> **Raw data**:
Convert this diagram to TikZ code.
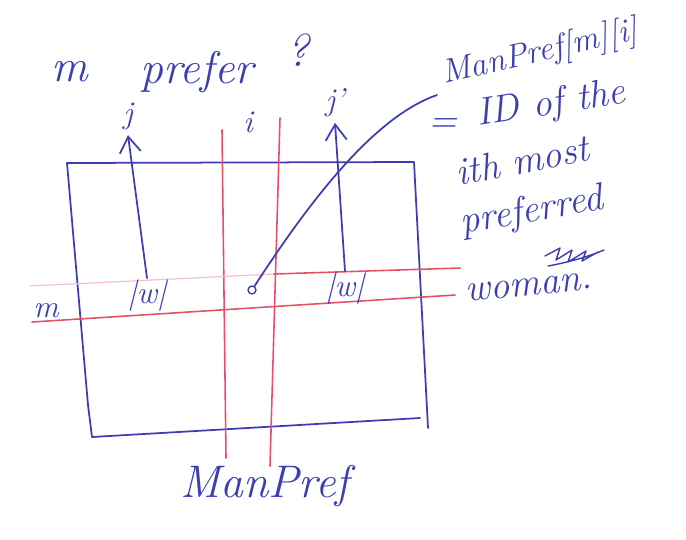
\documentclass[tikz,border=0pt]{standalone}
\usepackage{fontspec}
\usetikzlibrary{arrows.meta,positioning,calc}
\definecolor{inkblue}{RGB}{62,62,178}
\definecolor{inkred}{RGB}{232,78,104}

\begin{document}
\begin{tikzpicture}[
  x=0.02cm,y=-0.02cm,
  hand/.style={text=inkblue,font=\fontsize{26}{28}\selectfont\itshape,inner sep=1pt},
  note/.style={text=inkblue,font=\fontsize{22}{24}\selectfont\itshape,inner sep=0pt,anchor=base west},
  lbl/.style={text=inkblue,font=\fontsize{18}{20}\selectfont\itshape,inner sep=1pt},
  blueln/.style={draw=inkblue,line width=1pt,line cap=round,line join=round},
  redln/.style={draw=inkred,line width=0.9pt,line cap=round},
  faint/.style={draw=inkred!35,line width=0.7pt,line cap=round},
  arr/.style={blueln,-{Straight Barb[length=9pt,width=12pt]}}
]
\useasboundingbox (0,0) rectangle (686,539);
% --- question on top ---
\node[hand](m1)   at(70,72){m};
\node[hand](pref) at(197,72){prefer};
\node[hand](qm)   at(298,50){?};
% --- matrix outline ---
\draw[blueln] (67,163) -- (414,162) -- (428,428);
\draw[blueln] (67,163) -- (88,405) -- (92,437) -- (420,418);
% --- red column i ---
\draw[redln] (222,130) -- (226,458);
\draw[redln] (280,118) -- (270,466);
% --- red row m ---
\draw[faint] (30,286) -- (274,274);
\draw[redln] (274,274) -- (460,268);
\draw[redln] (32,322) -- (455,295);
\node[lbl](mrow) at(46,311){m};
% --- entries in row m ---
\node[lbl](w1)  at(147,296){|w|};
\node[lbl](w2)  at(345,289){|w|};
\node[lbl](j1)  at(128,116){j};
\node[lbl](j2)  at(335,103){j'};
\node[lbl](ci)  at(248,122){i};
\draw[arr] (w1.north) -- ([yshift=-2pt]j1.south);
\draw[arr] (w2.north) -- ([yshift=-2pt]j2.south);
% --- cell (m,i) pointing at the note ---
\node[circle,draw=inkblue,thick,inner sep=1.6pt](cell) at(252,290){};
\coordinate (lend) at(437,95);
\draw[blueln] (cell) .. controls (320,185) and (380,115) .. (lend);
% --- note on the right ---
\node[note,rotate=13,font=\fontsize{19}{21}\selectfont\itshape](n1) at(444,84){ManPref[m][i]};
\node[note](eq) at(428,132){=};
\node[note,rotate=9](n2) at(478,126){ID of the};
\node[note,rotate=11](n3) at(458,186){ith most};
\node[note,rotate=10](n4) at(462,234){preferred};
\draw[blueln,line width=0.8pt] (545,256) -- (560,248) -- (556,260) -- (572,250) -- (568,262) -- (586,251)
  -- (582,261) -- (598,252) (548,266) .. controls (570,262) and (590,256) .. (604,250);
\node[note,rotate=6](n5) at(466,302){woman.};
% --- bottom label ---
\node[hand](mp) at(265,486){ManPref};
\end{tikzpicture}
\end{document}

> **Problem to solve**:
Transcribe the listing above verbatim. Omit the pictures.

> **Response**:
Convert this diagram to TikZ code.
\documentclass[tikz,border=0pt]{standalone}
\usepackage{fontspec}
\usetikzlibrary{arrows.meta,positioning,calc}
\definecolor{inkblue}{RGB}{62,62,178}
\definecolor{inkred}{RGB}{232,78,104}

\begin{document}
\begin{tikzpicture}[
  x=0.02cm,y=-0.02cm,
  hand/.style={text=inkblue,font=\fontsize{26}{28}\selectfont\itshape,inner sep=1pt},
  note/.style={text=inkblue,font=\fontsize{22}{24}\selectfont\itshape,inner sep=0pt,anchor=base west},
  lbl/.style={text=inkblue,font=\fontsize{18}{20}\selectfont\itshape,inner sep=1pt},
  blueln/.style={draw=inkblue,line width=1pt,line cap=round,line join=round},
  redln/.style={draw=inkred,line width=0.9pt,line cap=round},
  faint/.style={draw=inkred!35,line width=0.7pt,line cap=round},
  arr/.style={blueln,-{Straight Barb[length=9pt,width=12pt]}}
]
\useasboundingbox (0,0) rectangle (686,539);
% --- question on top ---
\node[hand](m1)   at(70,72){m};
\node[hand](pref) at(197,72){prefer};
\node[hand](qm)   at(298,50){?};
% --- matrix outline ---
\draw[blueln] (67,163) -- (414,162) -- (428,428);
\draw[blueln] (67,163) -- (88,405) -- (92,437) -- (420,418);
% --- red column i ---
\draw[redln] (222,130) -- (226,458);
\draw[redln] (280,118) -- (270,466);
% --- red row m ---
\draw[faint] (30,286) -- (274,274);
\draw[redln] (274,274) -- (460,268);
\draw[redln] (32,322) -- (455,295);
\node[lbl](mrow) at(46,311){m};
% --- entries in row m ---
\node[lbl](w1)  at(147,296){|w|};
\node[lbl](w2)  at(345,289){|w|};
\node[lbl](j1)  at(128,116){j};
\node[lbl](j2)  at(335,103){j'};
\node[lbl](ci)  at(248,122){i};
\draw[arr] (w1.north) -- ([yshift=-2pt]j1.south);
\draw[arr] (w2.north) -- ([yshift=-2pt]j2.south);
% --- cell (m,i) pointing at the note ---
\node[circle,draw=inkblue,thick,inner sep=1.6pt](cell) at(252,290){};
\coordinate (lend) at(437,95);
\draw[blueln] (cell) .. controls (320,185) and (380,115) .. (lend);
% --- note on the right ---
\node[note,rotate=13,font=\fontsize{19}{21}\selectfont\itshape](n1) at(444,84){ManPref[m][i]};
\node[note](eq) at(428,132){=};
\node[note,rotate=9](n2) at(478,126){ID of the};
\node[note,rotate=11](n3) at(458,186){ith most};
\node[note,rotate=10](n4) at(462,234){preferred};
\draw[blueln,line width=0.8pt] (545,256) -- (560,248) -- (556,260) -- (572,250) -- (568,262) -- (586,251)
  -- (582,261) -- (598,252) (548,266) .. controls (570,262) and (590,256) .. (604,250);
\node[note,rotate=6](n5) at(466,302){woman.};
% --- bottom label ---
\node[hand](mp) at(265,486){ManPref};
\end{tikzpicture}
\end{document}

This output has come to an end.